Ich gehe davon aus, dass selbst unser Bundesinnenminister Schäuble es "gut meint" - sogar beim Einsatz der Bundeswehr im Inneren z. B. gegen Aufständische. (Aufständische gegen was?) Ihm mit moralischen Bedenken zu kommen oder an sein Gewissen zu appellieren ist daher zwecklos - sein Gewissen ist rein, er zählt sich zu "den Guten" (was er sogar ausdrücklich sagt).

Eine Demo kann nicht die Welt verändern - im besten Fall erzeugt sie Aufmerksamkeit. Moralische Appelle, wie sie auch auf dieser Demo zu hören waren, sind allenfalls gut für unsere Moral - politisch bewirken sie nichts!

Es kommt darauf an, jeden Tag gegen den Abbau unsere Rechte zu arbeiten, dem gegen staatlichen und privatwirtschaftlichen Druck, unsere Rechte aufzugeben, unsere Interessen entgegensetzen.

Nachtrag: Manches ändert sich nie. Die Berliner Morgenpost z. B. unterbietet nicht nur die Zahlenangaben der Polizei ("Mehr als 10.000 Menschen demonstrierten (...)" - nach Polizeiangaben (siehe oben) waren es 15.000) und der Veranstalter ("die Veranstalter spachen von 50.000 Teilnehmern" - Sie sprachen von 100.000!), sondern stellt auch die Vorratsdatenspeicherung falsch dar.

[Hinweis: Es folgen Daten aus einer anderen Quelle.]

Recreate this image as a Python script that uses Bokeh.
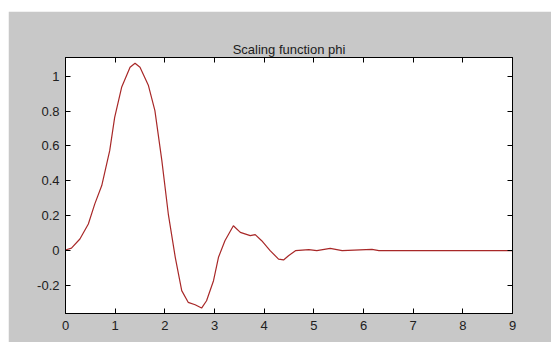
from bokeh.plotting import figure
from bokeh.models import LinearAxis, FixedTicker, CustomJSTickFormatter, Range1d, Spacer
from bokeh.layouts import column, row
from bokeh.embed import file_html
from bokeh.resources import INLINE

title_text = "Scaling function phi"
x_ticks = [0, 1, 2, 3, 4, 5, 6, 7, 8, 9]
y_ticks = [-0.2, 0, 0.2, 0.4, 0.6, 0.8, 1]

x_vals = [0.0, 0.12, 0.29, 0.46, 0.59, 0.73, 0.89, 0.99, 1.13, 1.30, 1.40, 1.50,
          1.67, 1.80, 1.94, 2.07, 2.21, 2.34, 2.47, 2.61, 2.74, 2.84, 2.98, 3.08,
          3.21, 3.38, 3.52, 3.72, 3.82, 3.95, 4.12, 4.29, 4.39, 4.49, 4.63, 4.90,
          5.06, 5.33, 5.57, 6.17, 6.31, 7.0, 8.0, 9.0]
phi_vals = [0.004, 0.015, 0.067, 0.153, 0.268, 0.373, 0.573, 0.764, 0.936, 1.051, 1.074, 1.051,
            0.946, 0.803, 0.516, 0.21, -0.038, -0.229, -0.296, -0.31, -0.329, -0.287, -0.172, -0.038,
            0.057, 0.143, 0.105, 0.086, 0.092, 0.057, 0.0, -0.048, -0.053, -0.029, 0.0, 0.006,
            0.0, 0.013, 0.0, 0.007, 0.0, 0.0, 0.0, 0.0]

p = figure(width=543, height=331, output_backend="svg", toolbar_location=None,
           x_range=Range1d(0, 9), y_range=Range1d(-0.36, 1.107),
           min_border_left=57, min_border_right=39, min_border_top=46, min_border_bottom=29,
           x_axis_location=None, y_axis_location=None)

p.title.text = title_text
p.title.align = "center"
p.title.text_font = "Liberation Sans"
p.title.text_font_size = "13px"
p.title.text_font_style = "normal"
p.title.text_color = "#202020"
p.title.standoff = 1

p.border_fill_color = "#c8c8c8"
p.background_fill_color = "white"
p.outline_line_color = "black"
p.outline_line_width = 1
p.xgrid.visible = False
p.ygrid.visible = False

fmt = CustomJSTickFormatter(code="return String(Math.round(tick*10)/10);")

def style(ax, labels):
    ax.major_tick_in = 5
    ax.major_tick_out = 0
    ax.minor_tick_in = 0
    ax.minor_tick_out = 0
    ax.axis_line_color = "black"
    ax.major_tick_line_color = "black"
    ax.major_label_text_font = "Liberation Sans"
    ax.major_label_text_font_size = "13px"
    ax.major_label_text_color = "#202020"
    ax.formatter = fmt
    if not labels:
        ax.major_label_text_font_size = "0px"
        ax.major_label_text_color = None
        ax.major_label_standoff = 0

xb = LinearAxis(ticker=FixedTicker(ticks=x_ticks))
style(xb, True)
xb.major_label_standoff = 7
p.add_layout(xb, "below")
xa = LinearAxis(ticker=FixedTicker(ticks=x_ticks))
style(xa, False)
p.add_layout(xa, "above")
yl = LinearAxis(ticker=FixedTicker(ticks=y_ticks))
style(yl, True)
yl.major_label_standoff = 6
p.add_layout(yl, "left")
yr = LinearAxis(ticker=FixedTicker(ticks=y_ticks))
style(yr, False)
p.add_layout(yr, "right")

p.line(x_vals, phi_vals, line_color="#a82828", line_width=1.2)

layout = column(Spacer(height=11, width=551), row(Spacer(width=8, height=331), p, width=551, height=331),
                width=551, height=342)
open("out.html", "w").write(file_html(layout, INLINE))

Die Bildunterschriften unter der Klickstrecke haben es in sich: "Die Aggression der Demonstranten fokussierte sich auf Bundesinnenminister Wolfgang Schäuble" - "Auch vor Geschmacklosigkeiten wurde nicht zurück geschreckt" - "Einige Poster zielten auch auf den US-Präsidenten George W. Bush, der offenbar auch für den "deutschen Überwachungsstaat" verantwortlich sein soll." ("Offenbar" wird den Demonstranten etwas in den Mund gelegt, was niemand behauptet hat.) "Freiheit ist für die Demonstranten wichtiger als Sicherheit." Der Bericht der "Mopo" beruht offensichtlich, wie auch die Berichte zahlreicher anderer Zeitungen, auf dieser Meldung von AFP, in der auch die fehlerhaften Zahlenangaben zu finden sind: Zehntausende demonstrieren in Berlin für mehr Datenschutz.

Allerdings berichteten andere Medien deutlich fairer. Hervorheben möchte ich die Berichte des Deutschlandfunks, von SpOn und (beinahe selbstverständlich) von Heise.
Trotzdem ist das Medienecho, gemessen an der Relevanz des Themas, enttäuschend.